Questions: Context-Free Grammars in Compiler Design
5 questions to test your understanding
Score: 0 / 5
Question 1 Multiple Choice
A grammar has two rules: `Expr → Expr + Term | Term` and `Term → Term * Factor | Factor`. A student asks why multiplication binds more tightly than addition without any explicit precedence declaration. What is the correct explanation?
AThe parser is programmed to always evaluate * before +, so the grammar order doesn't matter
BBecause * appears alphabetically before + in ASCII, parsers process it first
CMultiplication is handled at the Term level, which must be fully resolved before it can become part of an Expr; this nesting means * binds more tightly than + by the grammar's structure alone
DPrecedence is specified separately in a precedence table; the grammar rules are just for syntax
In this grammar, to reduce an expression like 2 + 3 * 4, the parser must first reduce 3 * 4 to a Term (via Term → Term * Factor) before it can form an Expr (via Expr → Expr + Term). The grammar hierarchy forces multiplication to be resolved at a lower (inner) level before addition operates at the higher (outer) level. Operator precedence is not declared separately — it emerges automatically from the grammar's recursive structure. This is one of the most elegant features of CFG-based language definition.
Question 2 Multiple Choice
Why are context-free grammars necessary for describing programming language syntax, rather than simpler regular expressions?

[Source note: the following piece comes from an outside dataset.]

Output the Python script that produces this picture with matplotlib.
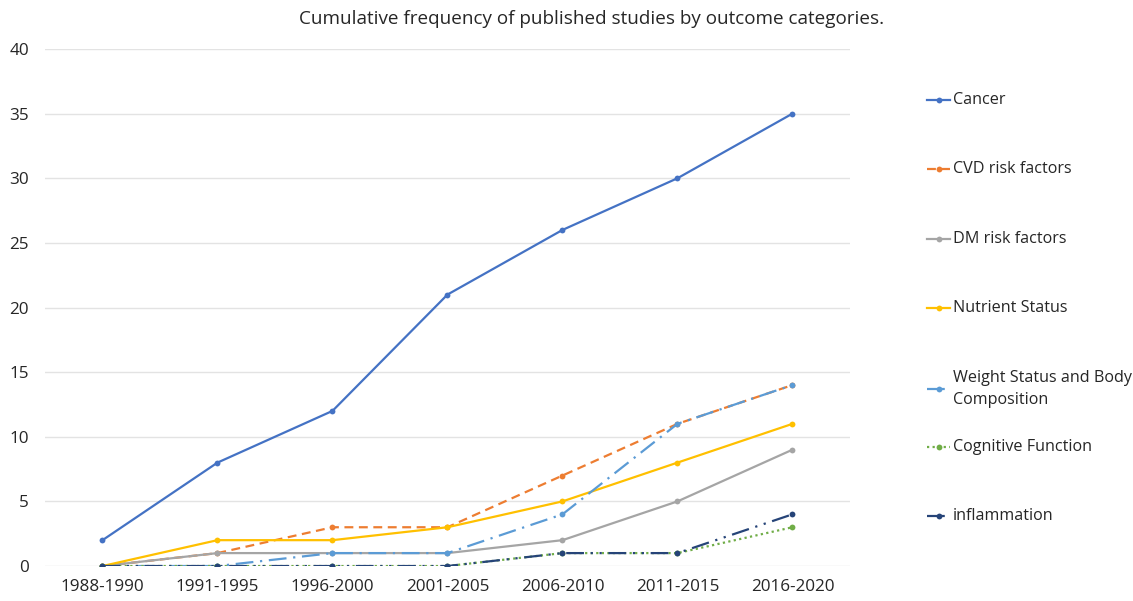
import matplotlib
matplotlib.use("Agg")
import matplotlib.pyplot as plt
from matplotlib.lines import Line2D

plt.rcParams['font.family'] = ['Open Sans', 'DejaVu Sans']

periods = ["1988-1990", "1991-1995", "1996-2000", "2001-2005",
           "2006-2010", "2011-2015", "2016-2020"]

cancer = [2, 8, 12, 21, 26, 30, 35]
cvd_risk = [0, 1, 3, 3, 7, 11, 14]
dm_risk = [0, 1, 1, 1, 2, 5, 9]
nutrient_status = [0, 2, 2, 3, 5, 8, 11]
weight_status = [0, 0, 1, 1, 4, 11, 14]
cognitive_function = [0, 0, 0, 0, 1, 1, 3]
inflammation = [0, 0, 0, 0, 1, 1, 4]

series = [
    ("Cancer", cancer, "#4472C4", "-"),
    ("CVD risk factors", cvd_risk, "#ED7D31", (0, (4, 2.5))),
    ("DM risk factors", dm_risk, "#A5A5A5", "-"),
    ("Nutrient Status", nutrient_status, "#FFC000", "-"),
    ("Weight Status and Body\nComposition", weight_status, "#5B9BD5", (0, (8, 3, 1, 3))),
    ("Cognitive Function", cognitive_function, "#70AD47", (0, (1, 1.5))),
    ("inflammation", inflammation, "#264478", (0, (8, 3, 1, 3, 1, 3))),
]

fig = plt.figure(figsize=(11.33, 6.01), dpi=100)
ax = fig.add_axes([0.0397, 0.0582, 0.7105, 0.8603])

x = list(range(len(periods)))
for name, vals, color, ls in series:
    ax.plot(x, vals, color=color, linestyle=ls, linewidth=1.6,
            marker="o", markersize=4.2, markeredgewidth=0, zorder=3)

ax.set_xlim(-0.5, len(periods) - 0.5)
ax.set_ylim(0, 40)
ax.set_yticks(range(0, 41, 5))
ax.set_xticks(x)
ax.set_xticklabels(periods)
ax.tick_params(axis="both", length=0, labelsize=12.3, colors="#262626")
ax.tick_params(axis="x", pad=9)
ax.tick_params(axis="y", pad=11.5)
ax.grid(axis="y", color="#E3E3E3", linewidth=1)
ax.set_axisbelow(True)
for s in ax.spines.values():
    s.set_visible(False)

fig.text(592 / 1133, 1 - 19 / 601,
         "Cumulative frequency of published studies by outcome categories.",
         ha="center", va="center", fontsize=13.6, color="#262626")

# legend entries placed down the right-hand side
legend_y = [100, 169, 239, 308, 389, 447, 516]
W, H = 1133, 601
for (name, vals, color, ls), yy in zip(series, legend_y):
    fy = 1 - yy / H
    fig.add_artist(Line2D([927 / W, 950 / W], [fy, fy], color=color, linestyle=ls,
                          linewidth=1.6, transform=fig.transFigure))
    fig.add_artist(Line2D([938.5 / W], [fy], color=color, marker="o", markersize=4.2,
                          markeredgewidth=0, transform=fig.transFigure))
    fig.text(953 / W, fy, name, ha="left", va="center", fontsize=11.6,
             color="#262626", linespacing=1.5)

fig.savefig("out.png", dpi=100, facecolor="white")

ACFGs are not necessary — regular expressions are equally expressive but slower to evaluate
BRegular expressions can describe nested structures like matching parentheses or arbitrarily deep if-else blocks, but CFGs are preferred for efficiency
CRegular expressions cannot describe recursive nesting — matching parentheses, nested blocks, or arbitrarily deep expression trees require CFG productions that refer to themselves
DCFGs are required only for semantics (type checking); regular expressions suffice for syntax
By the pumping lemma, regular languages cannot count or match nested structures — a regular expression cannot enforce that every '(' has a matching ')' at arbitrary depth. Programming languages have inherently recursive structure: function bodies contain statements, which contain expressions, which contain function calls, which contain expressions — nesting arbitrarily deep. CFG productions can refer to themselves (e.g., Expr → ( Expr )), directly capturing this recursion. Regular expressions are used only for the token level (what identifiers, numbers, and keywords look like), not for syntax.
Question 3 True / False
A context-free grammar rule like `Expr → Expr + Term` simultaneously defines which token sequences are syntactically valid AND encodes that addition is left-associative through its recursive structure.
TTrue
FFalse
Answer: True
The left recursion `Expr → Expr + Term` means the left operand of + must itself be fully parsed as an Expr before the + is applied. This forces left-to-right grouping: a + b + c is parsed as (a + b) + c. If the rule were right-recursive (`Expr → Term + Expr`), + would be right-associative. The grammar's structure IS the semantic claim about associativity — no separate declaration is needed.
Question 4 True / False
A context-free grammar for a programming language also specifies the semantic rules, such as type checking and variable scope resolution, since these follow directly from the parse tree structure.
TTrue
FFalse
Answer: False
CFGs define syntax — which sequences of tokens form valid programs — and the structural relationships between them (encoded in the parse tree). Semantics (type checking, scope resolution, what a program means) are handled by later compiler phases (semantic analysis, type inference) that operate on the parse tree the grammar defined. The grammar tells you a + b is a valid expression; it says nothing about whether a and b are compatible types or whether b is in scope. This separation of syntax and semantics is a fundamental principle of compiler design.
Question 5 Short Answer
Explain why operator precedence and associativity fall out naturally from the grammar's structure, rather than needing to be declared as separate rules.
Think about your answer, then reveal below.
Model answer: In a CFG, the hierarchy of nonterminals determines which operations bind more tightly. An operator handled at a deeper level of the grammar (e.g., * in Term) must be resolved before an operator at a shallower level (e.g., + in Expr). This nesting means deeper-level operators have higher precedence. Associativity is encoded by which side the recursion appears on: left recursion forces left-to-right grouping (left-associative), right recursion forces right-to-left (right-associative). The parse tree structure directly reflects these groupings.
This insight — that grammar structure IS semantic structure — is why CFGs are the preferred specification language for programming language syntax. Writing down the grammar is not just saying what is syntactically valid; it is making precise claims about how expressions are to be interpreted. The grammar is both a definition of legal programs and a blueprint for how to build the parse tree that encodes their meaning.